Employees were forced out without a single show-cause notice, no explanation, no inquiry. No termination letters were issued. Instead, the bank simply disabled their system access and manipulated internal records to show these exits as “voluntary abandonment.” Behind these digital cover-ups were real people—individuals with families, dreams, and loans—discarded like data points.

These mass terminations were not only unethical; they were blatantly illegal. They violated several Indian laws, including the Industrial Disputes Act, 1947, the Shops & Establishment Acts, and even provisions of the Companies Act, 2013. Regulatory compliance norms set by the RBI and disclosure obligations under SEBI's LODR regulations were outright ignored. Despite the sheer scale—over 780 documented cases—there was no public disclosure, no media outcry, and no intervention from governing bodies.

This isn’t just bad HR practice. This is a scam in disguise—a scam against labour laws, against transparency, and against the Indian people. It mirrors the same mindset that allowed ₹4.58 crore to vanish unnoticed. Whether it’s customer money or employee rights, ICICI Bank seems to operate under a code of silence, cover-ups, and systemic evasion. The financial fraud in Kota and the mass terminations are two sides of the same coin—both pointing to a culture that puts reputation above ethics, and profit above people.

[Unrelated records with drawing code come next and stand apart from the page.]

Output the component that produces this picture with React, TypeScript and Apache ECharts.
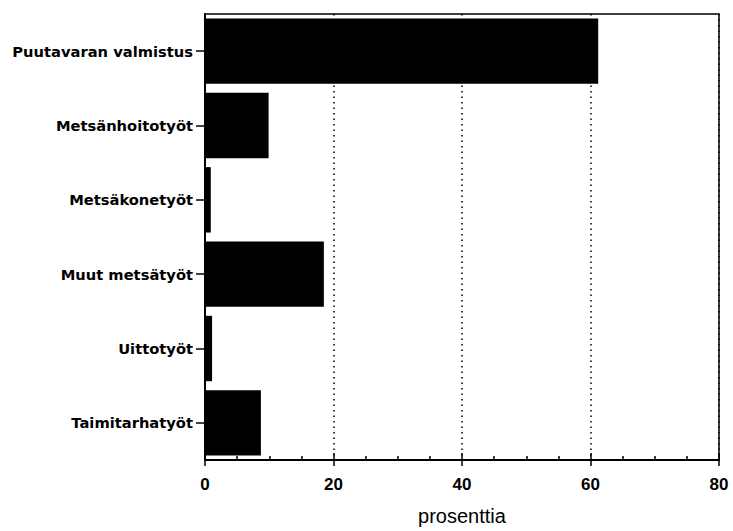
import React, { useEffect, useRef } from "react";
import * as echarts from "echarts";

const categories = [
  "Puutavaran valmistus",
  "Metsänhoitotyöt",
  "Metsäkonetyöt",
  "Muut metsätyöt",
  "Uittotyöt",
  "Taimitarhatyöt",
];
const values = [61.2, 9.9, 0.9, 18.5, 1.1, 8.7];
const xTicks = [0, 20, 40, 60, 80];
const xTitle = "prosenttia";

export default function App() {
  const ref = useRef<HTMLDivElement>(null);
  useEffect(() => {
    if (!ref.current) return;
    const chart = echarts.init(ref.current, undefined, { renderer: "svg" });
    const font = "'Liberation Sans', Arial, Helvetica, sans-serif";
    const yFont = "'DejaVu Sans', 'Liberation Sans', sans-serif";
    chart.setOption({
      animation: false,
      backgroundColor: "#ffffff",
      grid: {
        left: 205,
        right: 14,
        top: 14,
        bottom: 68,
        show: true,
        borderColor: "#000",
        borderWidth: 1.5,
        containLabel: false,
      },
      xAxis: [
        {
          type: "value",
          min: xTicks[0],
          max: xTicks[xTicks.length - 1],
          interval: 20,
          position: "bottom",
          name: xTitle,
          nameLocation: "middle",
          nameGap: 46,
          nameTextStyle: { color: "#000", fontSize: 20, fontFamily: font },
          axisLine: { show: true, lineStyle: { color: "#000", width: 2 } },
          axisTick: { show: true, length: 6, lineStyle: { color: "#000", width: 1.5 } },
          axisLabel: { color: "#000", fontSize: 17, fontWeight: "bold", fontFamily: font, margin: 16 },
          splitLine: {
            show: true,
            lineStyle: { color: "#000", type: [1.5, 4], width: 1.5 },
          },
        },
        {
          type: "value",
          min: xTicks[0],
          max: xTicks[xTicks.length - 1],
          interval: 20,
          position: "bottom",
          axisLine: { show: false },
          axisTick: { show: true, inside: true, length: 7, lineStyle: { color: "#000", width: 1.5 } },
          minorTick: { show: true, splitNumber: 4, length: 4, lineStyle: { color: "#000", width: 1.5 } },
          axisLabel: { show: false },
          splitLine: { show: false },
        },
      ],
      yAxis: {
        type: "category",
        data: categories,
        inverse: true,
        axisLine: { show: true, lineStyle: { color: "#000", width: 2 } },
        axisTick: { show: true, alignWithLabel: true, length: 9, lineStyle: { color: "#000", width: 1.5 } },
        axisLabel: { color: "#000", fontSize: 14.7, fontWeight: "bold", fontFamily: yFont, margin: 12 },
        splitLine: { show: false },
      },
      series: [
        {
          type: "bar",
          data: values,
          xAxisIndex: 0,
          barCategoryGap: "12%",
          itemStyle: { color: "#000" },
        },
      ],
    });
    return () => chart.dispose();
  }, []);
  return (
    <div
      ref={ref}
      style={{ position: "fixed", left: 0, top: 0, width: 733, height: 531, overflow: "hidden" }}
    />
  );
}
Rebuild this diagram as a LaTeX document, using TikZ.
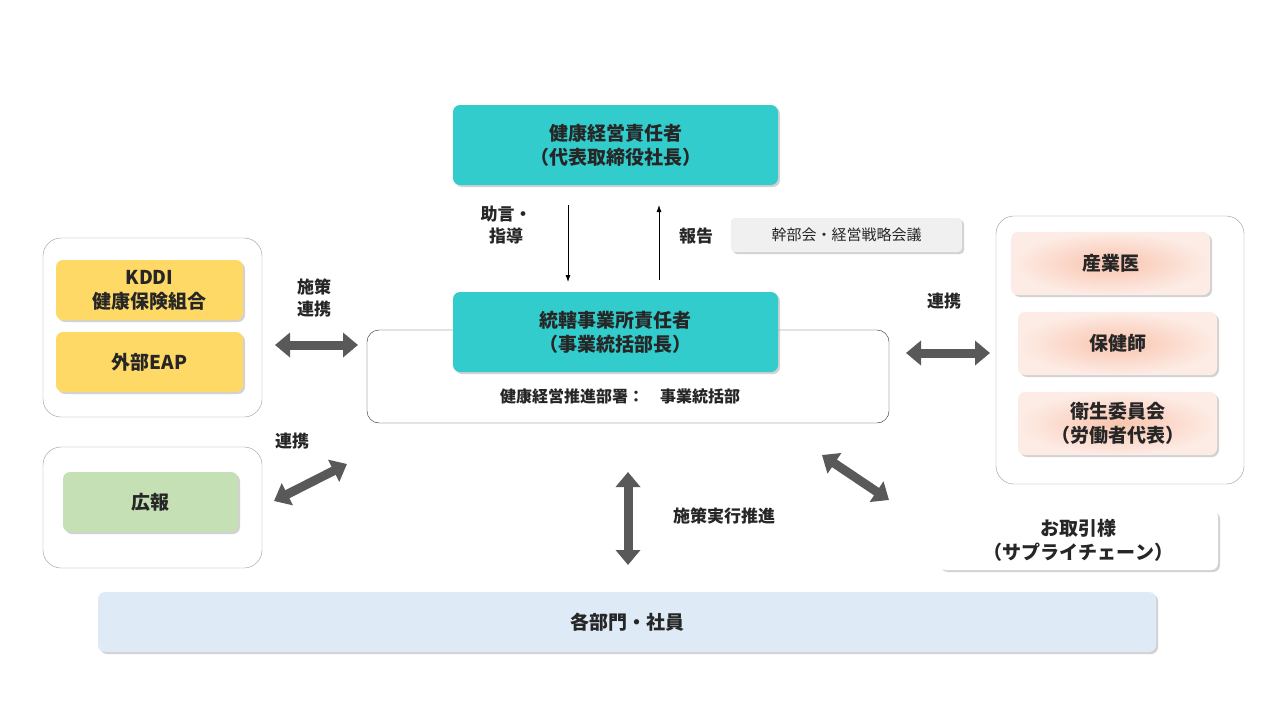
\documentclass[tikz,border=0pt]{standalone}
\usepackage{fontspec}
\setmainfont{Noto Sans CJK JP}
\usetikzlibrary{shadows,arrows.meta}
\definecolor{teal1}{HTML}{33CCCC}
\definecolor{yel}{HTML}{FFD966}
\definecolor{grn}{HTML}{C5E0B4}
\definecolor{blu}{HTML}{DEEBF7}
\definecolor{dk}{HTML}{262626}
\definecolor{ag}{HTML}{595959}
\definecolor{pk1}{HTML}{F9C4AF}
\definecolor{pk2}{HTML}{FDECE5}
\begin{document}
\begin{tikzpicture}[x=1pt,y=-1pt,
 txt/.style={font=\fontsize{19}{24}\selectfont\bfseries,text=dk,align=center},
 box/.style={txt,rounded corners=7,drop shadow={shadow xshift=2pt,shadow yshift=-2pt,fill=black!35}},
 pink/.style={box,shade,inner color=pk1,outer color=pk2,minimum width=199,minimum height=63},
 grp/.style={draw=black!40,rounded corners=18,fill=white},
 dbl/.style={draw=ag,line width=9pt,{Triangle[length=15pt,width=24pt]}-{Triangle[length=15pt,width=24pt]}},
 lbl/.style={font=\fontsize{17}{22}\selectfont\bfseries,text=dk,align=center}]
\useasboundingbox (0,0) rectangle (1280,720);
% top
\node[box,fill=teal1,minimum width=325,minimum height=80] (top) at (615.5,145) {健康経営責任者\\（代表取締役社長）};
\node[grp,draw=dk,rounded corners=12,minimum width=522,minimum height=93] (big) at (628,376.5) {};
\node[box,fill=teal1,minimum width=325,minimum height=80] (mid) at (615.5,332) {統轄事業所責任者\\（事業統括部長）};
\node[lbl,font=\fontsize{16}{20}\selectfont\bfseries] (dept) at (620,396) {健康経営推進部署：　事業統括部};
\coordinate (d1) at (568,205); \coordinate (d2) at (568,282);
\coordinate (u1) at (659,280); \coordinate (u2) at (659,205);
\draw[-{Latex[length=7pt,width=5pt]},thick] (d1) -- (d2);
\draw[-{Latex[length=7pt,width=5pt]},thick] (u1) -- (u2);
\node[lbl] (adv) at (506,225) {助言・\\指導};
\node[lbl] (rep) at (696,236) {報告};
\node[box,font=\fontsize{15}{18}\selectfont,fill=black!6,minimum width=231,minimum height=34,rounded corners=4] (mtg) at (846.5,235) {幹部会・経営戦略会議};
% left group
\node[grp,minimum width=219,minimum height=179] (lg) at (152.5,327.5) {};
\node[box,fill=yel,minimum width=187,minimum height=60] (kddi) at (149.5,290) {KDDI\\健康保険組合};
\node[box,fill=yel,minimum width=187,minimum height=60] (eap) at (149.5,362) {外部EAP};
\coordinate (a1) at (275,345); \coordinate (a2) at (358,345);
\draw[dbl] (a1) -- (a2);
\node[lbl] (l1) at (314,298) {施策\\連携};
% left lower
\node[grp,minimum width=219,minimum height=121] (lg2) at (152.5,507.5) {};
\node[box,fill=grn,minimum width=175,minimum height=60] (pr) at (150.5,502) {広報};
\coordinate (b1) at (274,501); \coordinate (b2) at (347,464);
\draw[dbl] (b1) -- (b2);
\node[lbl] (l2) at (292,441) {連携};
% right group
\node[grp,minimum width=248,minimum height=268] (rg) at (1120,350) {};
\node[pink] (doc) at (1110.5,263.5) {産業医};
\node[pink] (nurse) at (1117.5,343.5) {保健師};
\node[pink] (com) at (1117.5,423.5) {衛生委員会\\（労働者代表）};
\coordinate (c1) at (906,353); \coordinate (c2) at (990,353);
\draw[dbl] (c1) -- (c2);
\node[lbl] (l3) at (944,301) {連携};
\node[box,fill=white,minimum width=279,minimum height=60] (sup) at (1078.5,540) {お取引様\\（サプライチェーン）};
\coordinate (e1) at (822,455); \coordinate (e2) at (889,500);
\draw[dbl] (e1) -- (e2);
\coordinate (f1) at (628,472); \coordinate (f2) at (628,565);
\draw[dbl] (f1) -- (f2);
\node[lbl] (l4) at (724,516) {施策実行推進};
\node[box,fill=blu,minimum width=1058,minimum height=60] (all) at (627,622) {各部門・社員};
\end{tikzpicture}
\end{document}
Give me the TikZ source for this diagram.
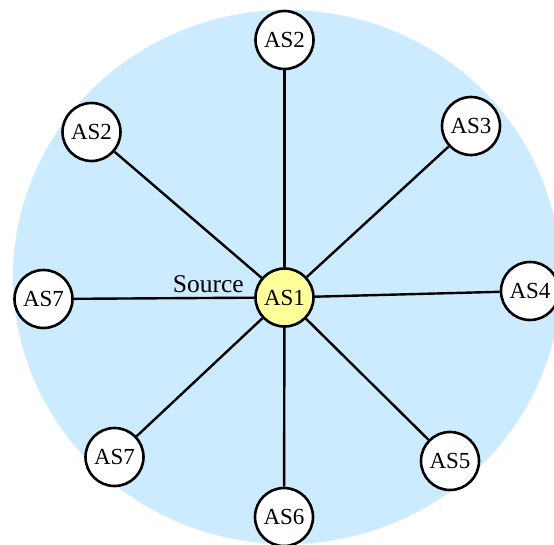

Families have been destroyed. Employees have spiraled into depression. Suicides have been reported. And yet, ICICI Bank maintains its polished PR front, bolstered by elite lobbying and silence from those in power. What’s unfolding is not just corporate mismanagement—it is exploitation on a national scale.

This is a call for justice, not just for the 41 customers affected by the fixed deposit scam, but for every employee wrongfully terminated, every voice silenced, every career erased. We demand immediate intervention by the Reserve Bank of India, SEBI, the Ministry of Labour and Employment, and the National Human Rights Commission. The time for silence has passed. It’s time for accountability.

If this can happen in India’s second-largest private sector bank, it can happen anywhere. ICICI Bank’s scam culture must be dismantled—before more lives, more money, and more trust is lost forever.